Russia: the new wild west for US trademarks and enforcement

Western countries have increasingly been sanctioning Russia in response to its invasion of Ukraine and brands are now boycotting the country. Consequently, Russia has started to respond with measures of its own. While it has not specifically stated that it will no longer enforce non-domestic trademarks, the Ministry of Economic Development’s overtures that the country may do away with civil liability for trademark infringement (particularly in connection with goods that are in short supply), combined with the increase of trademark applications targeted at non-native brands, is painting an ominous picture.

Already US brands such as Christian Dior, Chanel, Givenchy, Nike, Adidas, Puma, Levi’s, BMW and Audi have been subject to an enormous number of bad-faith filings, and it is unclear how the Federal Service for Intellectual Property in Russia – commonly known as Rospatent – will react.

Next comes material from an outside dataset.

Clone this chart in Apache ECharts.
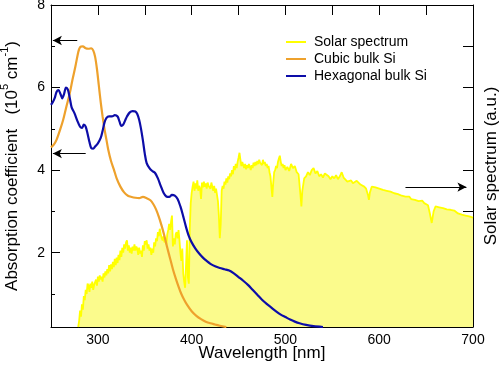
<!DOCTYPE html>
<html>
<head>
<meta charset="utf-8">
<script src="https://cdn.jsdelivr.net/npm/echarts@6/dist/echarts.min.js"></script>
<style>html,body{margin:0;padding:0;background:#fff}#c{width:500px;height:365px}</style>
</head>
<body>
<div id="c"></div>
<script>
// ---- data ----
var cubicSi = [
[250,4.55],[253,4.62],[256,4.74],[260,5.0],[263,5.22],[266,5.5],[270,5.86],[273,6.2],[276,6.51],[279,6.85],
[281,6.98],[284,7.0],[287,6.95],[290,6.94],[293,6.95],[295,6.9],[297,6.75],[299,6.45],[301,6.05],[303,5.65],
[305,5.3],[307,5.0],[309,4.75],[311,4.5],[314,4.22],[317,4.02],[320,3.8],[324,3.6],[328,3.46],[332,3.38],
[336,3.35],[340,3.33],[344,3.32],[348,3.35],[352,3.32],[356,3.27],[359,3.18],[362,3.05],[365,2.87],[368,2.65],
[371,2.4],[374,2.12],[377,1.86],[380,1.6],[383,1.38],[386,1.18],[389,1.0],[392,0.86],[395,0.74],[400,0.58],
[405,0.47],[410,0.39],[415,0.33],[420,0.29],[425,0.26],[430,0.23],[437,0.2]
];
var hexSi = [
[250,5.58],[252,5.65],[254,5.75],[256,5.9],[258,5.94],[260,5.85],[262,5.74],[264,5.85],[266,6.0],[268,5.95],
[270,5.75],[272,5.52],[275,5.38],[278,5.2],[281,5.05],[283,5.02],[285,5.1],[287,5.05],[289,4.88],[291,4.68],
[293,4.53],[295,4.52],[297,4.57],[300,4.65],[303,4.78],[305,4.95],[307,5.15],[309,5.26],[312,5.3],[315,5.3],
[318,5.33],[321,5.3],[323,5.18],[325,5.07],[327,5.1],[329,5.2],[331,5.3],[334,5.4],[337,5.43],[340,5.42],
[342,5.36],[344,5.22],[346,5.0],[348,4.72],[350,4.4],[352,4.17],[355,4.05],[358,3.98],[361,3.93],[364,3.8],
[367,3.62],[370,3.45],[373,3.36],[376,3.35],[379,3.4],[382,3.38],[385,3.3],[388,3.12],[391,2.88],[394,2.62],
[397,2.4],[400,2.25],[404,2.1],[408,1.98],[412,1.88],[416,1.8],[420,1.73],[425,1.67],[430,1.63],[435,1.6],
[440,1.57],[445,1.5],[450,1.41],[455,1.32],[460,1.22],[465,1.1],[470,0.98],[475,0.86],[480,0.76],[485,0.67],
[490,0.58],[495,0.5],[500,0.44],[505,0.38],[510,0.33],[515,0.29],[522,0.25],[530,0.22],[540,0.2]
];
var solar = [
[279,0.2],[280,0.35],[281,0.6],[282,0.45],[283,0.75],[284,0.62],[285,0.95],[286,0.85],[287,1.1],[288,1.0],
[289,1.25],[290,1.2],[291,1.05],[292,1.25],[293,1.15],[294,1.3],[295,1.1],[296,1.22],[297,1.18],[298,1.35],
[299,1.2],[300,1.42],[301,1.3],[302,1.45],[303,1.35],[304,1.42],[305,1.3],[306,1.5],[307,1.4],[308,1.55],
[309,1.45],[310,1.6],[311,1.5],[312,1.7],[313,1.55],[314,1.72],[315,1.6],[316,1.78],[317,1.65],[318,1.85],
[319,1.7],[320,1.88],[321,1.75],[322,1.95],[323,1.82],[324,2.05],[325,1.9],[326,2.12],[327,2.0],[328,2.2],
[329,2.1],[330,2.25],[331,2.3],[332,2.05],[333,2.18],[334,2.0],[335,2.12],[336,1.98],[337,2.15],[338,2.05],
[339,2.2],[340,2.05],[341,2.15],[342,2.1],[343,1.95],[344,2.12],[345,1.98],[346,2.05],[347,1.9],[348,2.18],
[349,2.05],[350,2.28],[351,2.2],[352,2.3],[353,2.1],[354,2.2],[355,2.05],[356,2.12],[357,1.95],[358,2.1],
[359,2.0],[360,2.25],[361,2.15],[362,2.35],[363,2.28],[364,2.5],[365,2.4],[366,2.58],[367,2.45],[368,2.35],
[369,2.3],[370,2.4],[371,2.25],[372,2.32],[373,2.2],[374,2.45],[375,2.55],[376,2.7],[377,2.55],[378,2.75],
[379,2.9],[380,2.15],[381,2.35],[382,2.2],[383,2.45],[384,2.5],[385,2.35],[386,2.55],[387,2.3],[388,2.0],
[389,1.8],[390,2.1],[391,1.5],[392,1.3],[393,1.15],[394,1.7],[395,2.3],[396,1.4],[397,1.25],[398,2.6],
[399,3.2],[400,3.45],[401,3.6],[402,3.72],[403,3.5],[404,3.68],[405,3.55],[406,3.75],[407,3.5],[408,3.62],
[409,3.55],[410,3.3],[411,3.7],[412,3.58],[413,3.72],[414,3.6],[415,3.68],[416,3.55],[417,3.7],[418,3.62],
[419,3.65],[420,3.55],[421,3.7],[422,3.6],[423,3.5],[424,3.62],[425,3.45],[426,3.55],[427,3.4],[428,3.25],
[429,2.9],[430,2.35],[431,2.7],[432,3.5],[433,3.62],[434,3.55],[435,3.72],[436,3.65],[437,3.8],[438,3.7],
[439,3.85],[440,3.78],[441,3.92],[442,3.85],[443,4.0],[444,3.9],[445,4.1],[446,4.0],[447,4.15],[448,4.05],
[449,4.2],[450,4.3],[451,4.42],[452,4.25],[453,4.1],[454,4.2],[455,4.12],[456,4.05],[457,4.15],[458,4.02],
[459,4.12],[460,4.05],[461,4.15],[462,4.08],[463,4.0],[464,4.12],[465,4.05],[466,4.18],[467,4.1],[468,4.2],
[469,4.12],[470,4.22],[471,4.15],[472,4.25],[473,4.18],[474,4.22],[475,4.12],[476,4.25],[477,4.15],[478,4.2],
[479,4.1],[480,4.15],[481,4.05],[482,4.1],[483,3.95],[484,3.85],[485,3.6],[486,3.35],[487,3.7],[488,3.95],
[489,4.0],[490,4.1],[491,4.05],[492,4.2],[493,4.28],[494,4.35],[495,4.2],[496,4.1],[497,4.15],[498,4.05],
[499,4.12],[500,4.0],[502,4.08],[504,3.98],[506,4.15],[508,4.05],[510,4.1],[512,3.95],[514,3.9],[516,3.4],
[517,3.12],[518,3.5],[520,3.8],[522,3.85],[524,3.95],[526,3.88],[528,4.0],[530,4.05],[532,3.92],[534,3.98],
[536,3.85],[538,3.9],[540,3.82],[542,3.92],[544,3.95],[546,3.85],[548,3.78],[550,3.85],[552,3.8],[554,3.88],
[556,3.78],[558,3.85],[560,3.95],[562,3.82],[564,3.78],[566,3.72],[568,3.7],[570,3.75],[572,3.68],[574,3.72],
[576,3.74],[578,3.7],[580,3.65],[582,3.68],[584,3.6],[586,3.55],[588,3.4],[589,3.28],[590,3.45],[592,3.6],
[594,3.62],[596,3.58],[598,3.6],[600,3.55],[602,3.58],[604,3.52],[606,3.54],[608,3.5],[610,3.52],[612,3.48],
[614,3.5],[616,3.44],[618,3.46],[620,3.42],[622,3.45],[624,3.38],[626,3.4],[628,3.36],[630,3.33],[632,3.36],
[634,3.3],[636,3.32],[638,3.28],[640,3.3],[642,3.25],[644,3.22],[646,3.26],[648,3.2],[650,3.22],[652,3.15],
[654,2.95],[656,2.72],[658,3.0],[660,3.12],[662,3.14],[664,3.1],[666,3.12],[668,3.08],[670,3.06],[672,3.05],
[674,3.02],[676,3.04],[678,3.0],[680,3.02],[682,2.98],[684,2.95],[686,2.97],[688,2.92],[690,2.94],[692,2.9],
[694,2.92],[696,2.88],[698,2.86],[700,2.85]
];
var xMajorTicks = [300, 400, 500, 600, 700];
var xMinorTicks = [350, 450, 550, 650];
var xTopTicks = [300, 350, 400, 450, 500, 550, 600, 650];
var yMajorTicks = [2, 4, 6, 8];
var yMinorTicks = [1, 3, 5, 7];
var yRightTicks = [1, 2, 3, 4, 5, 6, 7];
// arrows: [xStart, xEnd, y]
var cubicArrow = [252, 278, 7.14];
var hexArrow = [252, 287, 4.4];
var solarArrow = [628, 693, 3.59];

var FONT = 'Liberation Sans, Arial, Helvetica, sans-serif';
var chart = echarts.init(document.getElementById('c'), null, {renderer: 'canvas'});
var axisLineStyle = {show: true, lineStyle: {color: '#000', width: 1}};
var lineIcon = 'path://M0,0 L20,0 L20,2 L0,2 Z';
function arrowLine(a, leftPointing) {
  return [
    {coord: [a[0], a[2]], symbol: leftPointing ? 'arrow' : 'none'},
    {coord: [a[1], a[2]], symbol: leftPointing ? 'none' : 'arrow'}
  ];
}
var markLineBase = {
  silent: true, animation: false, symbolSize: [7, 9],
  label: {show: false},
  lineStyle: {color: '#000', width: 1, type: 'solid'},
  emphasis: {disabled: true}
};
var option = {
  animation: false,
  textStyle: {fontFamily: FONT},
  grid: {left: 51, right: 27, top: 5, bottom: 38, containLabel: false, outerBoundsMode: 'none'},
  legend: {
    orient: 'vertical', left: 286, top: 35, padding: 0, itemWidth: 20, itemHeight: 14, itemGap: 3,
    symbolKeepAspect: true,
    textStyle: {fontSize: 14, color: '#000', fontFamily: FONT, padding: [0, 0, 0, 3]},
    data: [
      {name: 'Solar spectrum', icon: lineIcon},
      {name: 'Cubic bulk Si', icon: lineIcon},
      {name: 'Hexagonal bulk Si', icon: lineIcon}
    ]
  },
  xAxis: [
    {type: 'value', min: 250, max: 700, position: 'bottom',
     axisLine: axisLineStyle,
     axisTick: {show: true, inside: true, length: 9, customValues: xMajorTicks, lineStyle: {color: '#000'}},
     axisLabel: {show: true, customValues: xMajorTicks, margin: 6, fontSize: 14, color: '#000', fontFamily: FONT},
     splitLine: {show: false},
     name: 'Wavelength [nm]', nameLocation: 'middle', nameGap: 18, nameMoveOverlap: false,
     nameTextStyle: {fontSize: 17, color: '#000', fontFamily: FONT, verticalAlign: 'top'}},
    {type: 'value', min: 250, max: 700, position: 'bottom',
     axisLine: {show: false},
     axisTick: {show: true, inside: true, length: 4, customValues: xMinorTicks, lineStyle: {color: '#000'}},
     axisLabel: {show: false}, splitLine: {show: false}},
    {type: 'value', min: 250, max: 700, position: 'top',
     axisLine: axisLineStyle,
     axisTick: {show: true, inside: true, length: 10, customValues: xTopTicks, lineStyle: {color: '#000'}},
     axisLabel: {show: false}, splitLine: {show: false}}
  ],
  yAxis: [
    {type: 'value', min: 0.2, max: 8, position: 'left',
     axisLine: axisLineStyle,
     axisTick: {show: true, inside: true, length: 9, customValues: yMajorTicks, lineStyle: {color: '#000'}},
     axisLabel: {show: true, customValues: yMajorTicks, margin: 6, fontSize: 14, color: '#000', fontFamily: FONT},
     splitLine: {show: false},
     name: '{n|Absorption coefficient   (10}{s|5}{n| cm}{s|-1}{n|)}', nameLocation: 'middle', nameGap: 30,
     nameTextStyle: {fontFamily: FONT, color: '#000',
       rich: {
         n: {fontSize: 17, lineHeight: 22, verticalAlign: 'bottom', fontFamily: FONT, color: '#000'},
         s: {fontSize: 11, lineHeight: 12, verticalAlign: 'top', fontFamily: FONT, color: '#000'}
       }}},
    {type: 'value', min: 0.2, max: 8, position: 'left',
     axisLine: {show: false},
     axisTick: {show: true, inside: true, length: 4, customValues: yMinorTicks, lineStyle: {color: '#000'}},
     axisLabel: {show: false}, splitLine: {show: false}},
    {type: 'value', min: 0.2, max: 8, position: 'right',
     axisLine: axisLineStyle,
     axisTick: {show: true, inside: true, length: 10, customValues: yRightTicks, lineStyle: {color: '#000'}},
     axisLabel: {show: false}, splitLine: {show: false},
     name: 'Solar spectrum (a.u.)', nameLocation: 'middle', nameGap: 10,
     nameTextStyle: {fontSize: 17, color: '#000', fontFamily: FONT}}
  ],
  series: [
    {name: 'Solar spectrum', type: 'line', xAxisIndex: 0, yAxisIndex: 2, data: solar,
     symbol: 'none', showSymbol: false, smooth: false,
     lineStyle: {color: '#ffff00', width: 1.8},
     itemStyle: {color: '#ffff00'},
     areaStyle: {color: '#fbfb8c', opacity: 1, origin: 'start'},
     markLine: Object.assign({}, markLineBase, {data: [arrowLine(solarArrow, false)]}),
     z: 1},
    {name: 'Cubic bulk Si', type: 'line', xAxisIndex: 0, yAxisIndex: 0, data: cubicSi,
     symbol: 'none', showSymbol: false, smooth: 0.3,
     lineStyle: {color: '#eea12c', width: 2.2},
     itemStyle: {color: '#eea12c'},
     markLine: Object.assign({}, markLineBase, {data: [arrowLine(cubicArrow, true), arrowLine(hexArrow, true)]}),
     z: 3},
    {name: 'Hexagonal bulk Si', type: 'line', xAxisIndex: 0, yAxisIndex: 0, data: hexSi,
     symbol: 'none', showSymbol: false, smooth: 0.3,
     lineStyle: {color: '#0d0da8', width: 2.2},
     itemStyle: {color: '#0d0da8'},
     z: 4}
  ]
};
chart.setOption(option);
</script>
</body>
</html>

It is possible that if Rospatent permits these bad-faith filings to proceed to registration it may become extremely challenging, if not impossible, for brands to return to the Russian marketplace. For example, targeted companies may expect the bad-faith actors to register for similar domain names, create similar websites and social media accounts and increase imports of products and counterfeits. Non-native holders also run the risk that Russian courts will not provide assistance in any trademark infringement or enforcement actions. Thus, it is not impossible to imagine that these bad actors may hold famous marks and brands hostage with the intent of extorting licensing agreements.

The Russian market for luxury goods is quite small compared to those of other countries, but with the increased bad-faith filings and potential fallout, there remains a very real risk of reputational damage for brands. Already, the market for counterfeits in Russia is currently estimated to amount to $50 billion in sales per year, and it is likely that this number will go up as the number of counterfeits increases in the absence of control or enforcement. It would not be surprising to see Russia mirror China’s current market, which routinely sees a mix of grey market and counterfeit goods, the latter of which spill over into Western markets, including the United States and European Union.

Simply put, grey-market goods are authentic goods sold through unauthorised channels. They are typically seen in products that differ widely in price or availability across countries; the rise in e-commerce has led to a rise in grey-market goods as consumers seek cheaper prices through non-standard channels. Original manufacturers speak out against grey market goods, citing potential harm to branding/reputation, different warranty protection and difference in quality. Yet in areas where counterfeiting is rampant, such as China, the chance of buying a fake is considered to be lower if the goods come from overseas, leading to the import of grey-market goods from overseas personal shoppers, resellers or e-commerce sites.

It remains to be seen if this same pattern of grey-market popularity will emerge in Russia. Of course, many consumers of luxury products are seeking not only the name and logo of brands but also the quality of goods, so it is possible that the perceived value of Russian knock-off products, sold under the same luxury mark but by a different company and registered in bad faith, will also fall. It is also possible that the more loyal Russian clients of luxury brands are already accustomed to purchasing their products outside of the country, which may also lessen the surge of counterfeits. Regardless, it is impossible to tell at this time how luxury brands will fare, particularly if they are left to try to enforce their rights without the assistance of the Russian government. At this point, luxury brands should continue to monitor new filings for bad-faith trademark applications, particularly to the extent that the brands are no longer actively selling their goods in Russia.